Colonisation française et architecture administrative
À la faveur de la course impériale du xixe siècle, Pierre Savorgnan de Brazza négocie en 1880 un traité de protection avec le roi Téké Makoko, prélude à l’établissement du Congo français, rapidement intégré à l’Afrique équatoriale française. Brazzaville, future capitale de la France libre de 1940 à 1943, devient un laboratoire administratif où s’élaborent le Code de l’indigénat, puis les réformes de la conférence de Brazzaville de 1944. L’accession à l’autonomie, le 28 novembre 1958, s’inscrit donc dans un continuum institutionnel plutôt que dans une césure abrupte. Les leaders nationalistes André Matsoua, Fulbert Youlou et Jacques Opangault capitalisent sur cette maturation pour négocier, le 15 août 1960, une indépendance pacifique, signalée par la communauté internationale comme un modèle de transition ordonnée.
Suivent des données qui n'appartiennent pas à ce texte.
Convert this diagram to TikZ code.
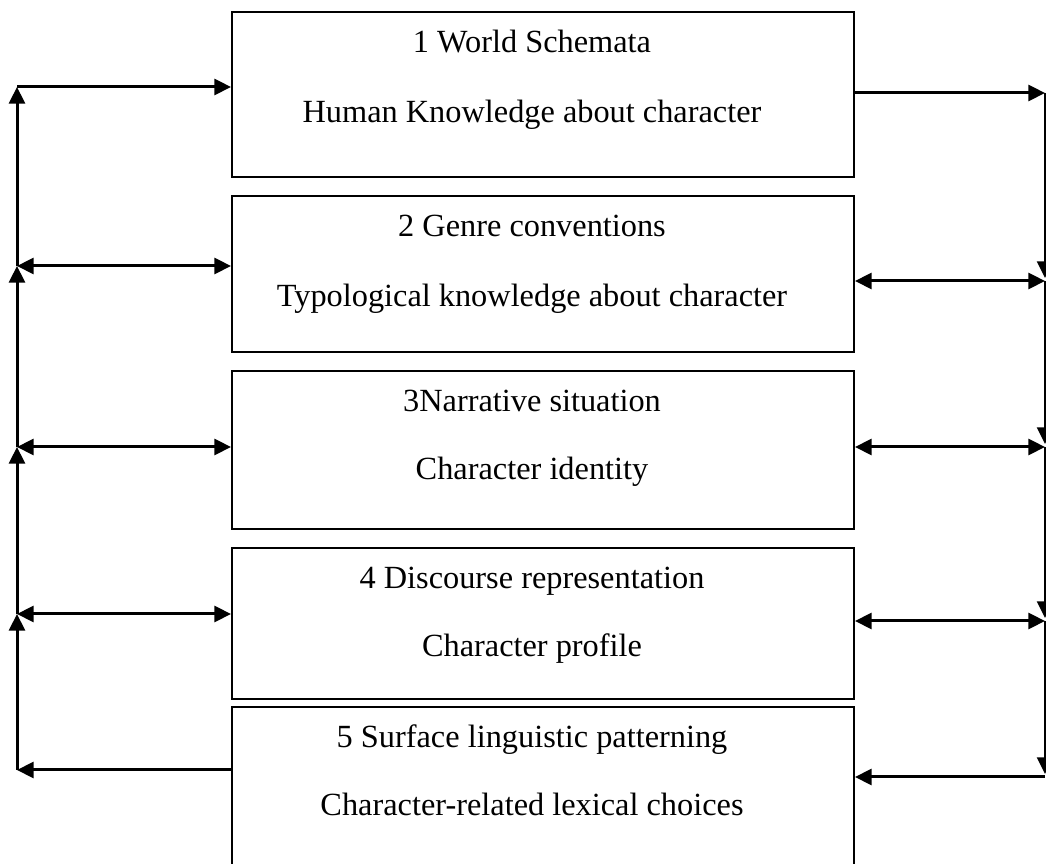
\documentclass[tikz,border=0pt]{standalone}
\usepackage{fontspec}
\setmainfont{Liberation Serif}
\usepackage{tikz}
\usetikzlibrary{arrows.meta,positioning,calc}

\tikzset{
  levelbox/.style={draw,line width=0.6pt,minimum width=186.6pt,inner sep=0pt},
  leveltext/.style={font=\fontsize{9.7}{11}\selectfont,inner sep=0pt,anchor=base},
  link/.style={line width=0.9pt}
}

\begin{document}
\begin{tikzpicture}[x=0.3pt,y=-0.3pt,>={Triangle[length=5pt,width=4.8pt]}]
\useasboundingbox (0,0) rectangle (1046,864);
% the five levels
\node[levelbox,minimum height=49.5pt] (b1) at (543,94.5) {};
\node[levelbox,minimum height=46.8pt] (b2) at (543,274) {};
\node[levelbox,minimum height=47.4pt] (b3) at (543,450) {};
\node[levelbox,minimum height=45.3pt] (b4) at (543,623.5) {};
\node[levelbox,minimum height=51pt] (b5) at (543,792) {};
\node[leveltext] (t1a) at (532,53) {1 World Schemata};
\node[leveltext] (t1b) at (532,123) {Human Knowledge about character};
\node[leveltext] (t2a) at (532,237) {2 Genre conventions};
\node[leveltext] (t2b) at (532,307) {Typological knowledge about character};
\node[leveltext] (t3a) at (532,412) {3Narrative situation};
\node[leveltext] (t3b) at (532,480) {Character identity};
\node[leveltext] (t4a) at (532,589) {4 Discourse representation};
\node[leveltext] (t4b) at (532,657) {Character profile};
\node[leveltext] (t5a) at (532,748) {5 Surface linguistic patterning};
\node[leveltext] (t5b) at (532,816) {Character-related lexical choices};
% left rail
\coordinate (l1) at (17,87);
\coordinate (l2) at (17,266);
\coordinate (l3) at (17,447);
\coordinate (l4) at (17,614);
\coordinate (l5) at (17,770);
\draw[link,->] (l5) -- (l4);
\draw[link,->] (l4) -- (l3);
\draw[link,->] (l3) -- (l2);
\draw[link,->] (l2) -- (l1);
\draw[link,->] (l1) -- (b1.west |- l1);
\draw[link,<->] (l2) -- (b2.west |- l2);
\draw[link,<->] (l3) -- (b3.west |- l3);
\draw[link,<->] (l4) -- (b4.west |- l4);
\draw[link,->] (b5.west |- l5) -- (l5);
% right rail
\coordinate (r1) at (1045,93);
\coordinate (r2) at (1045,281);
\coordinate (r3) at (1045,447);
\coordinate (r4) at (1045,621);
\coordinate (r5) at (1045,777);
\draw[link,->] (b1.east |- r1) -- (r1);
\draw[link,<->] (b2.east |- r2) -- (r2);
\draw[link,<->] (b3.east |- r3) -- (r3);
\draw[link,<->] (b4.east |- r4) -- (r4);
\draw[link,<-] (b5.east |- r5) -- (r5);
\draw[line width=0.6pt,->] (r1) -- ($(r2)+(0,-3)$);
\draw[line width=0.6pt,->] (r2) -- ($(r3)+(0,-3)$);
\draw[line width=0.6pt,->] (r3) -- ($(r4)+(0,-3)$);
\draw[line width=0.6pt,->] (r4) -- ($(r5)+(0,-3)$);
\end{tikzpicture}
\end{document}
Socialisme scientifique et alignements géostratégiques
La jeune République explore dès 1969 la voie du marxisme-léninisme, devenant la République populaire du Congo sous la houlette de Marien Ngouabi puis de Joachim Yhombi-Opango. L’option idéologique, décrite par l’historien C. Bakama-Boindikila comme « un instrument de modernisation accélérée plus qu’un dogme », s’accompagne d’une diplomatie de non-alignement, nouant des partenariats aussi bien avec Moscou qu’avec Paris. En 1979, l’arrivée de Denis Sassou Nguesso, alors colonel, redéfinit la gouvernance socialiste en insistant sur la planification industrielle et les politiques sociales. L’abandon officiel du marxisme en 1990, sous l’effet de la détente Est-Ouest, ouvre la voie à un multipartisme régulé et à la libéralisation progressive de l’économie, impulsée par les organisations financières internationales.
Transition pluraliste et résilience institutionnelle
La décennie 1990, souvent qualifiée de « baptême pluraliste », voit l’élection de Pascal Lissouba en 1992, suivie de tensions politico-militaires qui débouchent sur le conflit de 1993-1994. La médiation régionale, appuyée par l’OUA, aboutit à des accords de cessez-le-feu, mais le regain des hostilités en 1997 rappelle la fragilité des jeunes institutions. Le retour au pouvoir de Denis Sassou Nguesso, entériné par la Constitution de 2002 et confirmé par les scrutins de 2002 puis 2009, s’appuie sur une stratégie de réintégration des groupes armés et de stabilisation macroéconomique. Les observateurs du Centre d’études diplomatiques d’Abu Dhabi soulignent que ce cycle démontre « la capacité congolaise à privilégier le compromis sur la rupture », en particulier grâce aux mécanismes de dialogue national et aux commissions de paix.
Perspectives régionales et défis convergents
Aujourd’hui, le Congo-Brazzaville se positionne comme un acteur pivot de la Communauté économique des États d’Afrique centrale. Les investissements dans les corridors fluviaux Congo-Oubangui-Sangha et les stratégies d’industrialisation du bois visent à diversifier une économie encore tributaire du pétrole. Sur le plan politique, la révision constitutionnelle de 2015, qui limite le mandat présidentiel à cinq ans renouvelables une fois, illustre un effort d’alignement sur les standards de gouvernance continentale. Les partenaires bilatéraux, à commencer par la France et la Chine, observent avec intérêt la montée en puissance des secteurs numérique et agricole, jugés cruciaux pour la sécurité alimentaire régionale. Alors que la conjoncture internationale reste incertaine, la diplomatie congolaise, forte de son héritage de négociation, mise sur la coopération Sud-Sud et la diplomatie environnementale pour accompagner la prochaine phase de son développement.